Abschiebung direkt in den Folterknast

Schweden weist zwei ägyptische Regimegegner aus und praktiziert erstmals die „neue“ EU-Flüchtlingspolitik

STOCKHOLM taz ■ Terrorverdächtige Flüchtlinge werden auch dann in ihre Heimat ausgewiesen, wenn sie dort Folter erwartet. Das ist die aufgrund des 11. Septembers verschärfte gemeinsame Linie der EU-Flüchtlingspolitik. Hierauf verweist die Regierung in Stockholm, nachdem Schweden als erstes Land die neue Linie umgesetzt und zwei wegen angeblicher Terrortaten verurteilte Ägypter in ihre Heimat abgeschoben hat.

Ahmed Hussein Agiza und Mohammed al-Zahri waren 1999 bzw. 2000 als Asylsuchende nach Schweden gekommen. Sie waren in Ägypten 1998 in Abwesenheit wegen angeblicher Terrorakte zu 24 und 26 Jahren Haft verurteilt worden. Angeblich waren sie in die Attentate von Luxor 1997 und in den Anschlag auf die Ägyptische Botschaft in Pakistan 1995 verwickelt.

Während es vor dem 11. September in Schweden wie den meisten anderen EU-Ländern unabhängig vom Ausgang eines Asylverfahrens ausgeschlossen gewesen wäre, Terrorverdächtige in ihre Heimat abzuschieben, wenn ihnen dort Folter oder die Todesstrafe drohen, hat sich diese Beurteilung aufgrund der UN-Resolution 1.373 vom 28. September 2001 geändert. Gun-Britt Andersson, beim schwedischen Außenministerium für Flüchtlingsfragen verantwortliche Staatssekretärin: „Diese UN-Resolution weist auf das Risiko hin, dass Terroristen den Flüchtlingsstatus als Deckmantel nutzen. Das müssen wir verhindern.“

Die Tatsache, dass eine Ausweisung in Foltergefängnisse und eine mögliche Todesstrafe gegen die Antifolterkonvention der UN von 1984 und die Europakonvention gegen Folter verstößt, glaubt Schweden dadurch umgangen zu haben, dass man „Garantien“ von Kairo bekommen haben will, die beiden Ausgewiesenen würden in Ägypten „menschenwürdig“ behandelt.

Die genaue Begründung für die Abschiebungen, die erfolgten, bevor eine rechtskräftige Entscheidung ergangen war, hält die schwedische Regierung geheim und verweist auf Erkenntnisse des Verfassungsschutzes Säpo.
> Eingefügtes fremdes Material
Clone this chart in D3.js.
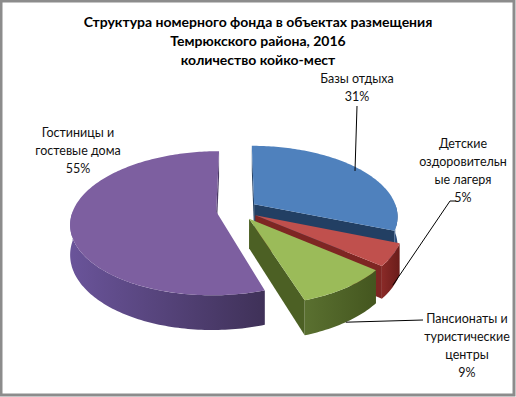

Was Ahmed Hussein Agiza angeht, stützt sich die Säpo offenbar auf die Einschätzung des ägyptischen Sicherheitsdienstes, der nach ihm wegen einer Zusammenarbeit mit Ayman al-Zawahiri, einer der Führungspersonen in der al-Qaida und angeblich enger Vertrauter Ussama Bin Ladens, fahndet. Obwohl sein mehrjähriger Aufenthalt in Schweden den ägptischen Behörden nicht verborgen gewesen sein dürfte, wurde nie seine Auslieferung beantragt. Vielmehr wurde Kairo erst aktiv, als der schwedische Verfassungsschutz Säpo nach dem 11. September wegen Agiza den Kontakt suchte.

Mohamed Shafey, Redakteur der arabischsprachigen Zeitung Asharq al-Awsat in London, ist bestürzt über diese Entscheidung. „Agiza ist eine zentrale intellektuelle Gestalt in der ägyptischen politischen Debatte. Er hat als Erster in der islamischen Dschihad gewagt, sich von den Terrormethoden al-Zawahiris öffentlich zu distanzieren, und hat mit ihm 1992 gebrochen.“

Hafiz Abusaid, Vizedirektor des ägyptischen Instituts für Menschenrechte, berichtet in der Stockholmer Tageszeitung Dagens Nyheter von „Erschrecken“ in ägyptischen Menschenrechtskreisen über die Auslieferung der Regimegegner: „Im Gefängnis kann ihnen eine furchtbare Behandlung widerfahren. Niemand kann damit rechnen, Kontakt mit Inhaftierten zu bekommen. Wir haben seit ihrer Abschiebung täglich versucht, etwas über sie zu erfahren. Vergeblich.“ Obwohl Agiza und al-Zahri bereits am 18. Dezember nach Kairo abgeschoben wurden, wissen Angehörige wie Verteidiger nicht, wo sie sich aufhalten, und haben seither nichts von ihnen gehört. Auch die schwedische Regierung nicht.